The following excerpt appeared in the Inland Valley Daily Bulletin on March 7, 2020. To read the full article (may require subscription), click here.
Tensions mount over rail access to Ontario airport – Inland Valley Daily Bulletin
By Steve Scauzillo
March 7, 2020
Two Los Angeles County legislators are pressuring San Bernardino County to extend the Gold Line light-rail from the San Gabriel Valley into Ontario International Airport, making their arguments in an unprecedented appearance before the county’s transportation agency earlier this week.
State Sen. Anthony Portantino, D-La Canada Flintridge and Assemblyman Chris Holden, D-Pasadena, came armed Wednesday, March 4, with legislation that would create construction authorities to do the work, in effect wresting control from the San Bernardino County Transportation Authority but requiring the agency to fund the $1.5 billion project.

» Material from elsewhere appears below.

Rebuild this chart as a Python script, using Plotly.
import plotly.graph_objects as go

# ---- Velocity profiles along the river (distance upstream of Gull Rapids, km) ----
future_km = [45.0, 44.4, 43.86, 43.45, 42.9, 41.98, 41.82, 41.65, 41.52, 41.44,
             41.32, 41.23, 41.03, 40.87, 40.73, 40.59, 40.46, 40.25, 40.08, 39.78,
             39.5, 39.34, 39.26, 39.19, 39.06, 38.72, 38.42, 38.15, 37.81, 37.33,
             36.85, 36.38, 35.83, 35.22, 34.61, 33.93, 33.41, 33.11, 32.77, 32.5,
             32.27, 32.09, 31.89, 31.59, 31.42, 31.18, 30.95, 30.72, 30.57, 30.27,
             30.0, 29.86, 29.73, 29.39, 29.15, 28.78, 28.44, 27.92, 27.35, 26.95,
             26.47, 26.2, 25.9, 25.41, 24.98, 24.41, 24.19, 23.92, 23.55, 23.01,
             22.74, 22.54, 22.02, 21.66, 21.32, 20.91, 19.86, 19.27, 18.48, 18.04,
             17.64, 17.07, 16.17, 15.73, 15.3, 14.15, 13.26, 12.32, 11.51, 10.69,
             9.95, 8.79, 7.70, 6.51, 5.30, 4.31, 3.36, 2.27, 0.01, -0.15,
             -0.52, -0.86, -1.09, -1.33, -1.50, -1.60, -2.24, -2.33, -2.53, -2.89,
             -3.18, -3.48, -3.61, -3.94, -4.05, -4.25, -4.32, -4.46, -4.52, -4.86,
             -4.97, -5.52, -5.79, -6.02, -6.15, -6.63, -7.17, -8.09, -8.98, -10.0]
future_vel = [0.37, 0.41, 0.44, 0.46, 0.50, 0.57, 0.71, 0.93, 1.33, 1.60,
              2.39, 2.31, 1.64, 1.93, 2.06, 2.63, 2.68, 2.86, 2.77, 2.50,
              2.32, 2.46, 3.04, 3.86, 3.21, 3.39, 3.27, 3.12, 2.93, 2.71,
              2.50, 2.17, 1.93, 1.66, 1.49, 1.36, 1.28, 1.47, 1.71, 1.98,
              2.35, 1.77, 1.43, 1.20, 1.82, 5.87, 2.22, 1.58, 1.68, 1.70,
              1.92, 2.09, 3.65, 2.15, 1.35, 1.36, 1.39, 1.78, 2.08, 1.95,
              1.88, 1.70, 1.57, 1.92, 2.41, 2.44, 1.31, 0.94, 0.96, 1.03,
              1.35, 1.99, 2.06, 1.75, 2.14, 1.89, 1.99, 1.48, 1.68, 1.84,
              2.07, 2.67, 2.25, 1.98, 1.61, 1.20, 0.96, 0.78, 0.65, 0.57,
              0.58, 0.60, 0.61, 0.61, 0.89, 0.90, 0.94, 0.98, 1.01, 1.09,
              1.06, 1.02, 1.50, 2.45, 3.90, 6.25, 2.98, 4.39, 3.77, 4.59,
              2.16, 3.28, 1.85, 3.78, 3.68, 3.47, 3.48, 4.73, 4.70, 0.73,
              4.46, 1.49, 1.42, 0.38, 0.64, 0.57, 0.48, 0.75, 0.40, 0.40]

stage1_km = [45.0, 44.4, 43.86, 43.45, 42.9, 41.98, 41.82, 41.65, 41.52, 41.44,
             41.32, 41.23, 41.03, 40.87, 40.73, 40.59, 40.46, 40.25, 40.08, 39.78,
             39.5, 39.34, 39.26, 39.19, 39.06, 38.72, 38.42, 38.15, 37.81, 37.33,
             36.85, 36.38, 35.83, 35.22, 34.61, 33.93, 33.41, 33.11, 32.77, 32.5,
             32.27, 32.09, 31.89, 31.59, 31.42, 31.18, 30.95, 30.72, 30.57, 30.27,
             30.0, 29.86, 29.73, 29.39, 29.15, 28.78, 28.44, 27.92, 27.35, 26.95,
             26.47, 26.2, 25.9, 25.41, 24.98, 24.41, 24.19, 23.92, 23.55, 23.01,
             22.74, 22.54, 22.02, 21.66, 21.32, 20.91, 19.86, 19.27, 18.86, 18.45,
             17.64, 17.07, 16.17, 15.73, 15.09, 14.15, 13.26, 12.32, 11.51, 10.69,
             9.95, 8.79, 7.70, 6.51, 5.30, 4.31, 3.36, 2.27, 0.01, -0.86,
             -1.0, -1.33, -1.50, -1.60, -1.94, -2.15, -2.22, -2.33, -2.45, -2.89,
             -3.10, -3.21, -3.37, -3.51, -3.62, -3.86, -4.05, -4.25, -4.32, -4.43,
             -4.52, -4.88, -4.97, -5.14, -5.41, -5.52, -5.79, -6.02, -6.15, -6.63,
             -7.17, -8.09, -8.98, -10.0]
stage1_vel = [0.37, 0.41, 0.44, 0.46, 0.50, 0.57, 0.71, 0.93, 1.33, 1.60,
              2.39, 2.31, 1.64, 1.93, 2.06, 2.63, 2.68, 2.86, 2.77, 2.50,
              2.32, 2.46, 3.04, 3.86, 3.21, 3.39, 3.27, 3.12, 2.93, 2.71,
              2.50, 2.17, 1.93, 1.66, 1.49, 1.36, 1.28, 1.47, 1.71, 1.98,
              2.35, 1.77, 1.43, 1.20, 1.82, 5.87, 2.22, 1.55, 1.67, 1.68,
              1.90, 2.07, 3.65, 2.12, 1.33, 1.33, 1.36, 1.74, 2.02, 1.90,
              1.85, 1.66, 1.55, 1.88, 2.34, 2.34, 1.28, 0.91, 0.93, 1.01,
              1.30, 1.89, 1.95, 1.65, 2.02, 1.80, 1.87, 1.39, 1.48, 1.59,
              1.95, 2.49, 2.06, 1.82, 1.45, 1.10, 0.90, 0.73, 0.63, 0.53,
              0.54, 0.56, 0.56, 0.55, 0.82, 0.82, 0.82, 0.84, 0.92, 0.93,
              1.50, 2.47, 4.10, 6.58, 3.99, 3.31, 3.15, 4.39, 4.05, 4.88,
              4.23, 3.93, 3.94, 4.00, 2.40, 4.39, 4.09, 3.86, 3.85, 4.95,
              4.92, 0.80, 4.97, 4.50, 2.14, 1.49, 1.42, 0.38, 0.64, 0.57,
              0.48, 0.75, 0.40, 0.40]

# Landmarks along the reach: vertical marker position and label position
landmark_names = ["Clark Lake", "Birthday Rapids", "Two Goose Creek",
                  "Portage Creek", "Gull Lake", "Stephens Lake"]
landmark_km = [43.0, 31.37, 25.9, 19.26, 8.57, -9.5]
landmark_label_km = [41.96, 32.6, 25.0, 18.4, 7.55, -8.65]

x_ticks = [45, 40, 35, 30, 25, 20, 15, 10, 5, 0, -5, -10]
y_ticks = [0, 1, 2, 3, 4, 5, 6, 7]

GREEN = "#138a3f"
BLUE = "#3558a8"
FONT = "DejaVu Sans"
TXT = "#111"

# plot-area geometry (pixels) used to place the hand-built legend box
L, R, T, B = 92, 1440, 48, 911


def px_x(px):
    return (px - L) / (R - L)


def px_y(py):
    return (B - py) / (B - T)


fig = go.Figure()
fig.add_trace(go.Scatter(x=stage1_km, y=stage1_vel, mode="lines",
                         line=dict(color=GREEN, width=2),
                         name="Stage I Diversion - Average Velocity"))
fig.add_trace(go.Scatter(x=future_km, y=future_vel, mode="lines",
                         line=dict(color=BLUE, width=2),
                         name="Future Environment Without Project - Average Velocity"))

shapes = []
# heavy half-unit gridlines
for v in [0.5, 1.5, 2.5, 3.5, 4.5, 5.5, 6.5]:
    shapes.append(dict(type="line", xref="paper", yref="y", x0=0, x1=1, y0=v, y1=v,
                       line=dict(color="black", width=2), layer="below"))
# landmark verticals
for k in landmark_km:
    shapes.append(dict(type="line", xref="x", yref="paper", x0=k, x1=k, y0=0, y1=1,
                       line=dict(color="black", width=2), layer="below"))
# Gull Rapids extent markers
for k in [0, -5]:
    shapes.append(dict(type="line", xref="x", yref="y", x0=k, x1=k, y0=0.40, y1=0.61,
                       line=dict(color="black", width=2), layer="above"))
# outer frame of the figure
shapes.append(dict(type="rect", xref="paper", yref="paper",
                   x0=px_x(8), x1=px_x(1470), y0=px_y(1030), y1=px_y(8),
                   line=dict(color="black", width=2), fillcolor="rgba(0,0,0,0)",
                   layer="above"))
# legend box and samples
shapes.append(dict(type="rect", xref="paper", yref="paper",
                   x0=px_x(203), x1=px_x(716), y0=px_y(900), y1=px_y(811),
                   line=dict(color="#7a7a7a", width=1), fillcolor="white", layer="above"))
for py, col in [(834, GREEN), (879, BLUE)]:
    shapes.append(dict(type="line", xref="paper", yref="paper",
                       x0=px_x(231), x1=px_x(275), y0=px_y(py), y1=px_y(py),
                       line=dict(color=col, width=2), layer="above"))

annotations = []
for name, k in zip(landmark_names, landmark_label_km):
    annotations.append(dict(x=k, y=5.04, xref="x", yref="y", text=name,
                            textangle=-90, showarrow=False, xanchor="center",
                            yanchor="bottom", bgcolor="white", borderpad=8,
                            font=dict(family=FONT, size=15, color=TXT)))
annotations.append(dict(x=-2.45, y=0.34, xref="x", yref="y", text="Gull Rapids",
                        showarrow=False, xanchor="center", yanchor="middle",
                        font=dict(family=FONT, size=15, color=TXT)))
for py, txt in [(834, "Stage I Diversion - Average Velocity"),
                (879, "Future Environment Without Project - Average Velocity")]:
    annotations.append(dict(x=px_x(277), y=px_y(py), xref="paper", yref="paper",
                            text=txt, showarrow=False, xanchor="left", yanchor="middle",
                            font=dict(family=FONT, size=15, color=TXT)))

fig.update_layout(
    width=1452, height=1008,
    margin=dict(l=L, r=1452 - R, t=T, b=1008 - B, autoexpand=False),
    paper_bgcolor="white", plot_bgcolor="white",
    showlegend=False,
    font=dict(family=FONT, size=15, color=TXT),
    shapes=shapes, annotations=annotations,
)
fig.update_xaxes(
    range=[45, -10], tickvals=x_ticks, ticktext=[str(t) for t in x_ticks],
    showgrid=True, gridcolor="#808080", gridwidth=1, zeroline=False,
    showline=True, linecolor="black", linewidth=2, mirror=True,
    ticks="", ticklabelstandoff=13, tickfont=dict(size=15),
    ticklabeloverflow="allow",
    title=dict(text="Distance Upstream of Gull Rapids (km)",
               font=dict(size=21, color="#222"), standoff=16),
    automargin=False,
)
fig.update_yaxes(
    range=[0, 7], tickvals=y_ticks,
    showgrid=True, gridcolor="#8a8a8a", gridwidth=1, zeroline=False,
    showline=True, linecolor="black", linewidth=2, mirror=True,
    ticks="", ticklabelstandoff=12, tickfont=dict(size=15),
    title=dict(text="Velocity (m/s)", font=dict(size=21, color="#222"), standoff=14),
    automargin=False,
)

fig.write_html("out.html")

Portantino’s bill, SB 1390, introduced on Feb. 21, goes further than the bill Holden introduced in January. The newer bill would transfer taxpayer funds and SBCTA-owned land within the proposed rail right-of-way to a state-created independent construction authority.
Pushback was swift. The SBCTA board opposed both bills and passed a motion reasserting itself as the sole authority to plan, design and build new mass transit projects in San Bernardino County. For the past several months, SBCTA has proposed alternatives to the Gold Line, now renamed the “L” Line, including an enhanced service on Metrolink heavy-rail tracks from the Rancho Cucamonga Station taking passengers on smaller, German-made, zero-emission locomotives. This possible change in direction has set off a firestorm of disagreement over a rail project decades away.
The fierce battle between the two counties and now, legislators in Sacramento, is more than a turf squabble. It places the building of a rail line to serve Ontario airport in question and also, may jeopardize extension of LA Metro’s Gold Line to Claremont and Montclair, lawmakers say. Airport officials, along with those from Ontario and Montclair, say the airport needs a direct rail line into the terminals if it is to grow and reach its potential of flying 35 million passengers a year by 2045.